The technical signals behind “we need another verification”

Anti-spoof systems look for artefacts that deepfakes struggle to reproduce consistently: micro-texture on skin, specular highlights, depth cues, and temporal consistency across frames. A face swap may look fine in a still frame, but it often shows instability around hairlines, eyewear edges, teeth, or fast head turns. Casinos will rarely tell you the exact tell, because attackers adapt, but these are the kinds of signals that drive automated flags.

Document forensics goes beyond “does this look like a passport”. Strong flows validate MRZ structure, check for logical consistency (dates, issuing format, checksum rules where applicable), and compare the printed portrait with the selfie under controlled similarity thresholds. For ePassports and eIDs, some checks can also use chip-reading or cryptographic validation in supported regions, which makes pure image forgery less effective.

Device and session intelligence is the quiet workhorse: emulator indicators, tampered camera feeds, automation frameworks, inconsistent sensor data, and suspicious IP routing. In 2026, a lot of “deepfake KYC” attempts are caught not because the face detector is brilliant, but because the capture environment is clearly synthetic or heavily manipulated.

Document forgery signals

What it means for players: delays, freezes, and how to get through checks cleanly

When a casino asks for repeat verification, it is usually not random. It can be triggered by a change in device, a new payment method, a first large withdrawal, or patterns that resemble account takeover or synthetic identity. From the player’s side it feels like bureaucracy; from the operator’s side it is a control that protects both the business and legitimate customers from stolen identities and chargebacks.

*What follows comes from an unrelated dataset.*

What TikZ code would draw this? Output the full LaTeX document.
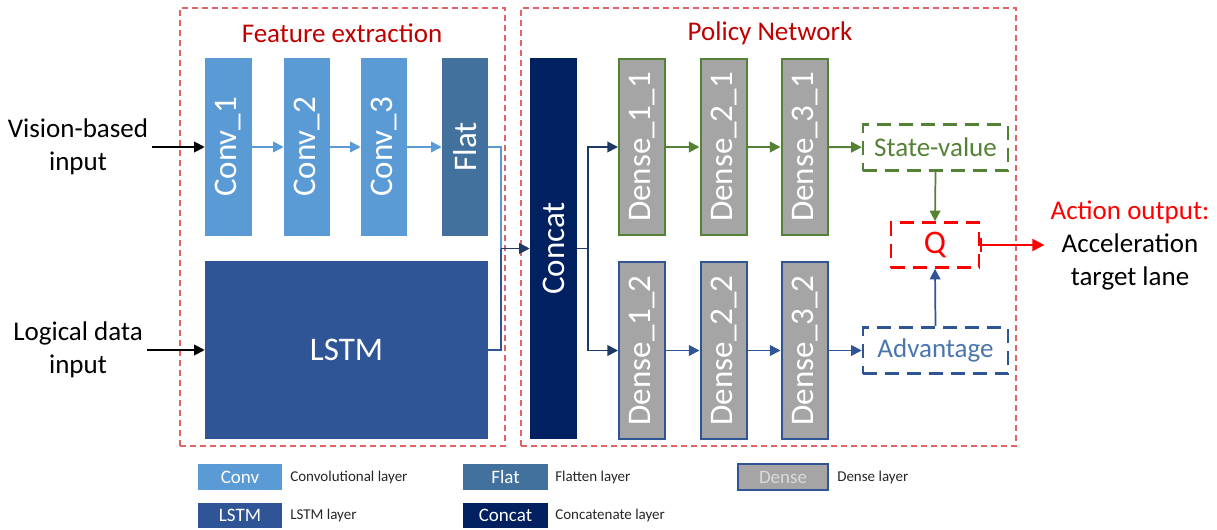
\documentclass[tikz,border=0pt]{standalone}
\usepackage{fontspec}
\usepackage{graphicx}
\setmainfont{Carlito}
\usetikzlibrary{arrows.meta,calc}

% palette
\definecolor{convc}{HTML}{5B9BD5}
\definecolor{flatc}{HTML}{41719C}
\definecolor{lstmc}{HTML}{2F5597}
\definecolor{concatc}{HTML}{002060}
\definecolor{navyline}{HTML}{1F3864}
\definecolor{densec}{HTML}{A5A5A5}
\definecolor{greenc}{HTML}{548235}
\definecolor{bluec}{HTML}{2F5597}
\definecolor{advtext}{HTML}{4A76AE}
\definecolor{framec}{HTML}{E06666}
\definecolor{titlec}{HTML}{C00000}
\definecolor{qred}{HTML}{FF0000}
\definecolor{legtext}{HTML}{262626}
\definecolor{densetext}{HTML}{DADADA}

% font sizes
\newcommand{\fbig}{\fontsize{24.75pt}{29pt}\selectfont}
\newcommand{\fmid}{\fontsize{20.25pt}{24.75pt}\selectfont}
\newcommand{\fsml}{\fontsize{14.25pt}{17pt}\selectfont}
\newcommand{\ftiny}{\fontsize{11.25pt}{13.5pt}\selectfont}

\begin{document}
\begin{tikzpicture}[x=0.75pt,y=-0.75pt,
  sz/.style 2 args={minimum width=#1*0.75pt, minimum height=#2*0.75pt},
  layer/.style={inner sep=0pt, text=white, font=\fbig},
  denseg/.style={layer, fill=densec, draw=greenc, line width=1.5pt},
  denseb/.style={layer, fill=densec, draw=bluec, line width=1.5pt},
  frame/.style={draw=framec, line width=0.9pt, dash pattern=on 4.5pt off 3pt, inner sep=0pt},
  outbox/.style={inner sep=0pt, line width=1.9pt, dash pattern=on 10.5pt off 6pt, font=\fmid},
  tip/.style={-{Triangle[length=8pt,width=8pt]}},
  arr/.style={line width=1.4pt, tip},
  lnk/.style={line width=1.3pt},
  inlabel/.style={font=\fmid, align=center, inner sep=3pt},
  legbox/.style={inner sep=0pt, text=white, font=\fsml},
  legtxt/.style={anchor=west, inner sep=0pt, font=\ftiny, text=legtext}
]
\useasboundingbox (0,0) rectangle (1217,529);

% dashed group frames and their titles
\node[frame, sz={325}{438}] (fe) at (342.5,227) {};
\node[frame, sz={495}{438}] (pn) at (768.5,227) {};
\node[font=\fmid, text=titlec] (fetitle) at (342,33) {Feature extraction};
\node[font=\fmid, text=titlec] (pntitle) at (770,33) {Policy Network};

% feature extraction layers
\node[layer, fill=convc, sz={47}{178}] (c1) at (228.5,147) {\rotatebox{90}{Conv\_1}};
\node[layer, fill=convc, sz={46}{178}] (c2) at (307,147) {\rotatebox{90}{Conv\_2}};
\node[layer, fill=convc, sz={46}{178}] (c3) at (384,147) {\rotatebox{90}{Conv\_3}};
\node[layer, fill=flatc, sz={46}{178}] (flat) at (465,147) {\rotatebox{90}{Flat}};
\node[layer, fill=lstmc, sz={283}{178}] (lstm) at (346.5,350) {LSTM};

% policy network layers
\node[layer, fill=concatc, sz={47}{381}] (concat) at (553.5,248.5) {\rotatebox{90}{Concat}};
\node[denseg, sz={46}{176}] (d11) at (642,147) {\rotatebox{90}{Dense\_1\_1}};
\node[denseg, sz={46}{176}] (d21) at (723.5,147) {\rotatebox{90}{Dense\_2\_1}};
\node[denseg, sz={46}{176}] (d31) at (804.5,147) {\rotatebox{90}{Dense\_3\_1}};
\node[denseb, sz={46}{177}] (d12) at (642,350.5) {\rotatebox{90}{Dense\_1\_2}};
\node[denseb, sz={46}{177}] (d22) at (723.5,350.5) {\rotatebox{90}{Dense\_2\_2}};
\node[denseb, sz={46}{177}] (d32) at (804.5,350.5) {\rotatebox{90}{Dense\_3\_2}};

% value / advantage streams and Q
\node[outbox, draw=greenc, text=greenc, sz={145}{46}] (sv) at (935.5,147.5) {State-value};
\node[outbox, draw=bluec, text=advtext, sz={145}{46}] (adv) at (935.5,350.5) {Advantage};
\node[outbox, draw=qred, text=qred, sz={88}{45}, font=\fbig] (q) at (935,245) {Q};

% inputs and output
\node[inlabel] (vis) at (78,147) {Vision-based\\input};
\node[inlabel] (logic) at (78,350) {Logical data\\input};
\node[inlabel, inner sep=4.5pt] (out) at (1130,245) {\textcolor{qred}{Action output:}\\Acceleration\\target lane};

% input arrows
\draw[arr, black] (vis.east |- c1.west) -- (c1.west);
\draw[arr, black] (logic.east |- lstm.west) -- (lstm.west);

% conv chain
\draw[lnk, tip, convc] (c1) -- (c2);
\draw[lnk, tip, convc] (c2) -- (c3);
\draw[lnk, tip, convc] (c3) -- (flat);

% merge into concat
\coordinate (jn) at (501,248.5);
\draw[lnk, convc] (flat.east) -| (jn);
\draw[lnk, lstmc] (lstm.east) -| (jn);
\draw[arr, navyline] (jn) -- (concat.west);

% split into the two dense streams
\coordinate (sp) at (588,248.5);
\draw[lnk, navyline] (concat.east) -- (sp);
\draw[arr, navyline] (sp) |- (d11.west);
\draw[arr, navyline] (sp) |- (d12.west);

% value stream
\draw[arr, greenc] (d11) -- (d21);
\draw[arr, greenc] (d21) -- (d31);
\draw[arr, greenc] (d31) -- (sv);
\draw[lnk, tip, greenc] (sv.south) -- (q.north);

% advantage stream
\draw[arr, bluec] (d12) -- (d22);
\draw[arr, bluec] (d22) -- (d32);
\draw[arr, bluec] (d32) -- (adv);
\draw[lnk, tip, bluec] (adv.north) -- (q.south);

% action output
\draw[line width=1.5pt, qred, {Bar[width=10pt]}-{Triangle[length=9pt,width=9pt]}] (q.east) -- (out.west);

% legend
\node[legbox, fill=convc, sz={84}{26}] (lgconv) at (240,477) {Conv};
\node[legtxt] (lgconvt) at (290,477) {Convolutional layer};
\node[legbox, fill=lstmc, sz={84}{25}] (lglstm) at (240,515.5) {LSTM};
\node[legtxt] (lglstmt) at (290,515.5) {LSTM layer};
\node[legbox, fill=flatc, sz={85}{26}] (lgflat) at (505.5,477) {Flat};
\node[legtxt] (lgflatt) at (555,477) {Flatten layer};
\node[legbox, fill=concatc, sz={85}{25}] (lgcat) at (505.5,515.5) {Concat};
\node[legtxt] (lgcatt) at (555,515.5) {Concatenate layer};
\node[legbox, fill=densec, draw=bluec, line width=1.5pt, text=densetext, sz={90}{26}] (lgdense) at (783,477) {Dense};
\node[legtxt] (lgdenset) at (837,477) {Dense layer};
\end{tikzpicture}
\end{document}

A “frozen cashout” is often a risk hold while the operator confirms that the person who played is the person requesting the payout. In many jurisdictions, operators must apply customer due diligence and fraud controls, and they also have contractual obligations with payment providers. If the risk score crosses a threshold, the safest action is to pause the transaction rather than pay out and try to recover funds later.

You can reduce verification loops by keeping your details consistent and making the capture easy to validate. Use a stable connection, a real camera feed (not a virtual camera), neutral lighting, and avoid heavy beauty filters. If the flow asks for a movement or a spoken phrase, follow it naturally and do not rush; fast, repetitive motion can look like a replay or scripted capture.

If you are a genuine player, these steps usually resolve the issue faster

Start with the basics: capture in good light, keep your face fully visible, remove reflective sunglasses, and avoid strong backlighting. If the casino offers an in-app camera flow, use it, because it can reduce tampering risk compared with uploading files. A clean, consistent capture is the quickest way for automated liveness to pass without escalating to manual review.

Match your documents and payment method. Many disputes come from a real person using a card or wallet that does not match the verified identity, which looks similar to mule behaviour. If you have changed address or name, provide the requested supporting evidence promptly rather than submitting multiple different versions of the same document.

If support says “we need an additional check”, ask what exactly is missing (a clearer selfie, a different document side, a proof-of-address format) and provide that in one go. Repeated partial uploads can extend queues because each submission re-enters review. In 2026, most casinos would rather approve a legitimate user once than keep them stuck in verification limbo.